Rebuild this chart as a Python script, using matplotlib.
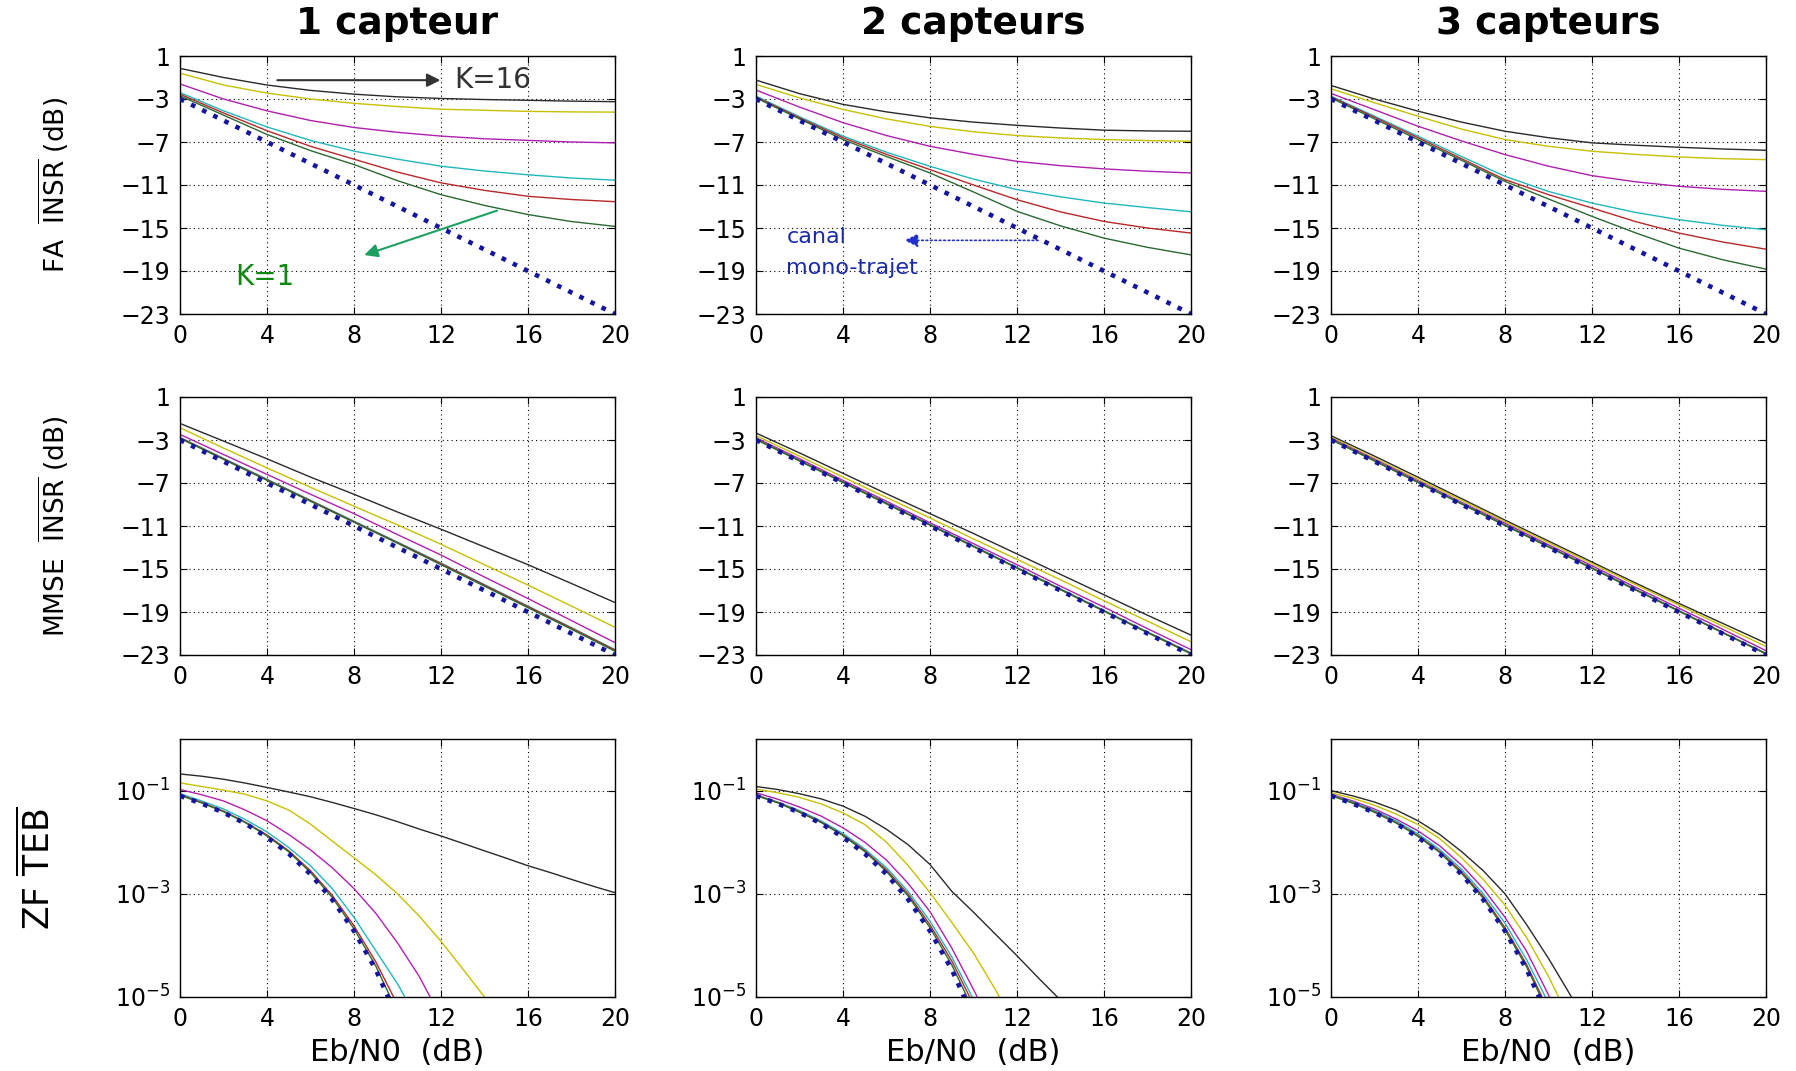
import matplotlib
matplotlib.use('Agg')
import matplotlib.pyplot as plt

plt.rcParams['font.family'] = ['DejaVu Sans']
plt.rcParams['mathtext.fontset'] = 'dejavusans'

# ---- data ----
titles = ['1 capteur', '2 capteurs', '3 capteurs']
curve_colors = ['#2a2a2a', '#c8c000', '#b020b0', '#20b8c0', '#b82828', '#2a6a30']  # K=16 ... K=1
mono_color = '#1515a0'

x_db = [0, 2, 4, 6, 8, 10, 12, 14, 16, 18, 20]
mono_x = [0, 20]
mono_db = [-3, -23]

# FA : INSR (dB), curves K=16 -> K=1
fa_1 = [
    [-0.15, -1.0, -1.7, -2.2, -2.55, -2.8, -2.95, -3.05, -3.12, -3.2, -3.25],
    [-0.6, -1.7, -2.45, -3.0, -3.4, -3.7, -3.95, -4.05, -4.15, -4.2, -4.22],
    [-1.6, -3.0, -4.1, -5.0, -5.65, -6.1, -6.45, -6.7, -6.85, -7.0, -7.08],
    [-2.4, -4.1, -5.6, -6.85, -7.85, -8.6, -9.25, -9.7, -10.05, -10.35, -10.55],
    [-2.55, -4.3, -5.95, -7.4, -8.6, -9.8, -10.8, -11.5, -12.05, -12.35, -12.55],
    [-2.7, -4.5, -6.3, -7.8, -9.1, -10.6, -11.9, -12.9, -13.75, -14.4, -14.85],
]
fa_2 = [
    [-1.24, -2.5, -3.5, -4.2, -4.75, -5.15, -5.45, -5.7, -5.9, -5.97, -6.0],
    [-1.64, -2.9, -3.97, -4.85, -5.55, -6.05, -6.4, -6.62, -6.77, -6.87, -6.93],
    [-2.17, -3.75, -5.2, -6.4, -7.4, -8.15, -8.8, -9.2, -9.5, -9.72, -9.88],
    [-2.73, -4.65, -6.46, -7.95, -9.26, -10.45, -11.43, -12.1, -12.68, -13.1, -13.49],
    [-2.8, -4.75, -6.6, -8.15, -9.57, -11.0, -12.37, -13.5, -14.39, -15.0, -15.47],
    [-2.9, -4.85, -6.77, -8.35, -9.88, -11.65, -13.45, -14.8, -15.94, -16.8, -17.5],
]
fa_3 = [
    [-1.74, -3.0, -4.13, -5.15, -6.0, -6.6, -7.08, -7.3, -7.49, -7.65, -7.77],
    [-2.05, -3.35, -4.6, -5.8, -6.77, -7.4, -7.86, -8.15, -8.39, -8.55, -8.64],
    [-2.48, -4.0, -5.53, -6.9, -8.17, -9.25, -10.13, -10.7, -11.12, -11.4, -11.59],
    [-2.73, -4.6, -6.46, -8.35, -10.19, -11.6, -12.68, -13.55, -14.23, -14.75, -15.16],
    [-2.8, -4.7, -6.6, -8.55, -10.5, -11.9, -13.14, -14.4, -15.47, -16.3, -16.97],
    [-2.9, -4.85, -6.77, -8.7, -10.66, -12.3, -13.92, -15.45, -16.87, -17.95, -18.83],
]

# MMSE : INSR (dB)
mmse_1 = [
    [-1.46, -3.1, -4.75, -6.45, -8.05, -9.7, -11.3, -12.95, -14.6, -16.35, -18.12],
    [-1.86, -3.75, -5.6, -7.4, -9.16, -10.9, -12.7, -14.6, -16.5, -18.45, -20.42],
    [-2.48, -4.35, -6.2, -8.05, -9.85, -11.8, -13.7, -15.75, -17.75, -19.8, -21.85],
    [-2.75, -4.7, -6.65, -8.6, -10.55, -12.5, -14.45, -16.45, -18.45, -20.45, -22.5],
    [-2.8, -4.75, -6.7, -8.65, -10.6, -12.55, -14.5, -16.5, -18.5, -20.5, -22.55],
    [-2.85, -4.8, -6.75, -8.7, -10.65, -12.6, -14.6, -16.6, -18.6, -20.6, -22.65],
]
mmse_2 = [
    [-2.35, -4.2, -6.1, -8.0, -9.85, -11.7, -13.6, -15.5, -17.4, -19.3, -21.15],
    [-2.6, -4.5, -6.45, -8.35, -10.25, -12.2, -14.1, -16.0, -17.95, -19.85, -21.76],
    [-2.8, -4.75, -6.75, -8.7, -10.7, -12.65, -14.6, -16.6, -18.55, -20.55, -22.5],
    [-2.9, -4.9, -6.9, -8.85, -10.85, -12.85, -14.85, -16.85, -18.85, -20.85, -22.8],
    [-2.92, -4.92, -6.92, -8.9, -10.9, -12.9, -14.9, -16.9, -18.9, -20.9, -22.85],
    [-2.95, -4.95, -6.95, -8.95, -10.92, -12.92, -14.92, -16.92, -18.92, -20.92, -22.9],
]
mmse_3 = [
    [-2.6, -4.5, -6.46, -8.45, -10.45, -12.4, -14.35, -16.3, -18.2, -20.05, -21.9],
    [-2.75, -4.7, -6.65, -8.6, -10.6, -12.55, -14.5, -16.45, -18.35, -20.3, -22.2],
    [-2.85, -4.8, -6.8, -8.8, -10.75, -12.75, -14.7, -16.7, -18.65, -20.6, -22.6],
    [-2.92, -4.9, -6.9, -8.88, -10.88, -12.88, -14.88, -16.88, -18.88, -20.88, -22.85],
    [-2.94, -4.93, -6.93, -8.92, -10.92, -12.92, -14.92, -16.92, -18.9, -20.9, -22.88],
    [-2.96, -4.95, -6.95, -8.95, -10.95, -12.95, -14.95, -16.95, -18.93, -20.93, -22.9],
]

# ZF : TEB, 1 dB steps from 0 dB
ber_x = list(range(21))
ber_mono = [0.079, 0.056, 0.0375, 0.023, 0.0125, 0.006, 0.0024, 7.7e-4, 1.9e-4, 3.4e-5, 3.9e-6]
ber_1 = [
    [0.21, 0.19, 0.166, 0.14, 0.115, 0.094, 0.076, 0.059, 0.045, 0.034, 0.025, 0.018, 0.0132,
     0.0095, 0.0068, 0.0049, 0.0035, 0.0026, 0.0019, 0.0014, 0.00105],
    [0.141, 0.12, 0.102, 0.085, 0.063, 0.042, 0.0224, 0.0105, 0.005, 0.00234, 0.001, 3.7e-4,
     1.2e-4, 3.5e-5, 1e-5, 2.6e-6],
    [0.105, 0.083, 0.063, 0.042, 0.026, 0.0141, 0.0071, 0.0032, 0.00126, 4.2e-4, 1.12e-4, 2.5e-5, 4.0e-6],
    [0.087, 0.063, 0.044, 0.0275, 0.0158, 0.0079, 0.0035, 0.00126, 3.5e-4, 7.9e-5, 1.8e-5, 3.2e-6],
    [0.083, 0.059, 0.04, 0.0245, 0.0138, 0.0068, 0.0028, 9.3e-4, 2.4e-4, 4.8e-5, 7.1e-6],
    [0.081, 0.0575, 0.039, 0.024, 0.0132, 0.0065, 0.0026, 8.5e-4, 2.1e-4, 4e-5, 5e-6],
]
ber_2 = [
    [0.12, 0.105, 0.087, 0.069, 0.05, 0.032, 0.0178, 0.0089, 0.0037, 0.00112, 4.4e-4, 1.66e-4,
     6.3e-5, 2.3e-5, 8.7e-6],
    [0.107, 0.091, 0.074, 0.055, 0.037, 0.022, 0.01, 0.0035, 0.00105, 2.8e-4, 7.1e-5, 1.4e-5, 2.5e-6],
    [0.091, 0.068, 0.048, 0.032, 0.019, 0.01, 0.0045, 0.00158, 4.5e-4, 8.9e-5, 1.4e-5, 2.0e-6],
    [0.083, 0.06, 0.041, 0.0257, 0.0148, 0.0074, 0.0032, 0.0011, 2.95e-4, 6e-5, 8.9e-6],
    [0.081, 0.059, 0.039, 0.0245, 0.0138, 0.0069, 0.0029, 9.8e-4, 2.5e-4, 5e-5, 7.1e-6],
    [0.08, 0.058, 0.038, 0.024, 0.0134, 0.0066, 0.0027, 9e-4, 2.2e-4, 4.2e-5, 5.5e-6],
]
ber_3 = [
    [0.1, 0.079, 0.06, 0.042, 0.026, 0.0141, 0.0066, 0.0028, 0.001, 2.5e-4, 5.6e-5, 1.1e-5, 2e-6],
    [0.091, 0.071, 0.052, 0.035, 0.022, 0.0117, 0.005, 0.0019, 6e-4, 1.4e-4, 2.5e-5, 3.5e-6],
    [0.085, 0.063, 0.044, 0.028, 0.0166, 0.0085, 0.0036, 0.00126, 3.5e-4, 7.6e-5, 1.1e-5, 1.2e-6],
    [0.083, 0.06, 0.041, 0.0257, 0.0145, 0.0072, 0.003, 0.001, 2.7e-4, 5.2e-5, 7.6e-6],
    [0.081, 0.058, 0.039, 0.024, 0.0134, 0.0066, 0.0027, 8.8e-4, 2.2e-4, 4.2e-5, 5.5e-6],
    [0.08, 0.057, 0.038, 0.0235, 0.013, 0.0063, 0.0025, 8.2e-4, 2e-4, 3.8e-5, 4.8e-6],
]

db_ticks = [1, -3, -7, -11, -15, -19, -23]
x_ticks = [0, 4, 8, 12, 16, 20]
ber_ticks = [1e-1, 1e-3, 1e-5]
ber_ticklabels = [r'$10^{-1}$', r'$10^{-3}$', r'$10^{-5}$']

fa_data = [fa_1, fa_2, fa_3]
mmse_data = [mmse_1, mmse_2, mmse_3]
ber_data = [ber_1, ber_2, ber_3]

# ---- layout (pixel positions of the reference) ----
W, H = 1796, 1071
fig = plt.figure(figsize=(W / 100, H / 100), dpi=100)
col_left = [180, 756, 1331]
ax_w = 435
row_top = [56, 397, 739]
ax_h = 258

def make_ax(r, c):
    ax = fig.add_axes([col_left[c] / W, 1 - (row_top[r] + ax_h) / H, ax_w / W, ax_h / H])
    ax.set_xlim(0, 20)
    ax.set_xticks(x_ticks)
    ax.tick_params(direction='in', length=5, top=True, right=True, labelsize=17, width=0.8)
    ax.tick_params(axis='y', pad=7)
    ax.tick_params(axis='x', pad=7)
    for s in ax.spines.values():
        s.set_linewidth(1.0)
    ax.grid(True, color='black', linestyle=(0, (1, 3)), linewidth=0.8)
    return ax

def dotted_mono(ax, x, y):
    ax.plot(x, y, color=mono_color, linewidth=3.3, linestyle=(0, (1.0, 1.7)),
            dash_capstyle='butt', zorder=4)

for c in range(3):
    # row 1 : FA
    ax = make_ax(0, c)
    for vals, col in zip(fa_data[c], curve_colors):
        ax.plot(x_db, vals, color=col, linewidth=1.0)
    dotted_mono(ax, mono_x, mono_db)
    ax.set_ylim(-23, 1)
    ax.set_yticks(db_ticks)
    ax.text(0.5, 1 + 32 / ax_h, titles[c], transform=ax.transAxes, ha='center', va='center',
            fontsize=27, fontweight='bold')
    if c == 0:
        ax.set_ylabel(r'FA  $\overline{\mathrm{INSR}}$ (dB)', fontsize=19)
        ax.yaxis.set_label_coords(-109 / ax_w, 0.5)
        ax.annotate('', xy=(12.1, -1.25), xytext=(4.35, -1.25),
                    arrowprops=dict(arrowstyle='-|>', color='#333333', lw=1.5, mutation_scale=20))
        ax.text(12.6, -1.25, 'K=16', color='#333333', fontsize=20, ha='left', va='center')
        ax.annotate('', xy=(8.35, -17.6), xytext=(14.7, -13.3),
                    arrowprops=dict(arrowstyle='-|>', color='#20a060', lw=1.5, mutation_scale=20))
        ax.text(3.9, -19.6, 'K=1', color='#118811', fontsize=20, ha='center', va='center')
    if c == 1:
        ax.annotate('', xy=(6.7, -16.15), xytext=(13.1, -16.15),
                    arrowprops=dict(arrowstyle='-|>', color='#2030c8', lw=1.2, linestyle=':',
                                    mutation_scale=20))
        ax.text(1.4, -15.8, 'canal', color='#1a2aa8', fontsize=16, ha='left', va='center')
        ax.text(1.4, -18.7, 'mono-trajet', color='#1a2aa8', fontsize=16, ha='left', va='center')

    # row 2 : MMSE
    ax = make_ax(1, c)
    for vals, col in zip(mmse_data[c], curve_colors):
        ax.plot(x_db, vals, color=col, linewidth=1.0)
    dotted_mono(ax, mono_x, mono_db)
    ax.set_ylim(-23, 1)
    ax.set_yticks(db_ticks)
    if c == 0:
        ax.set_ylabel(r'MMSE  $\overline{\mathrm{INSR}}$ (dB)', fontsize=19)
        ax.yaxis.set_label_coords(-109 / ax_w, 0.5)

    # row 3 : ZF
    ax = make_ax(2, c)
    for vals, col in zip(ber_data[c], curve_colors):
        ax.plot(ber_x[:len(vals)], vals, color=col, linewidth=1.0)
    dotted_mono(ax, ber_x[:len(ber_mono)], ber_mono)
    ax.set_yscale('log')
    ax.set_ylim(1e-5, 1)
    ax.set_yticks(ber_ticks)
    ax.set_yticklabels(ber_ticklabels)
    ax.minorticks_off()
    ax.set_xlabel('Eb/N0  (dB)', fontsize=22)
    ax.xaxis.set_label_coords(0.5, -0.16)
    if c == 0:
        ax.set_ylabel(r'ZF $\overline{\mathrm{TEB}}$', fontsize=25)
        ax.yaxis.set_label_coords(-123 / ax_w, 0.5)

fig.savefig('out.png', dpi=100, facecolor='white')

■ Exercise instructions
Please repeat exactly the data above from its first line to the line that contains "mono_db = [-3, -23]", inclusive, and leave every picture out.

■ Answer to the exercise
Rebuild this chart as a Python script, using matplotlib.
import matplotlib
matplotlib.use('Agg')
import matplotlib.pyplot as plt

plt.rcParams['font.family'] = ['DejaVu Sans']
plt.rcParams['mathtext.fontset'] = 'dejavusans'

# ---- data ----
titles = ['1 capteur', '2 capteurs', '3 capteurs']
curve_colors = ['#2a2a2a', '#c8c000', '#b020b0', '#20b8c0', '#b82828', '#2a6a30']  # K=16 ... K=1
mono_color = '#1515a0'

x_db = [0, 2, 4, 6, 8, 10, 12, 14, 16, 18, 20]
mono_x = [0, 20]
mono_db = [-3, -23]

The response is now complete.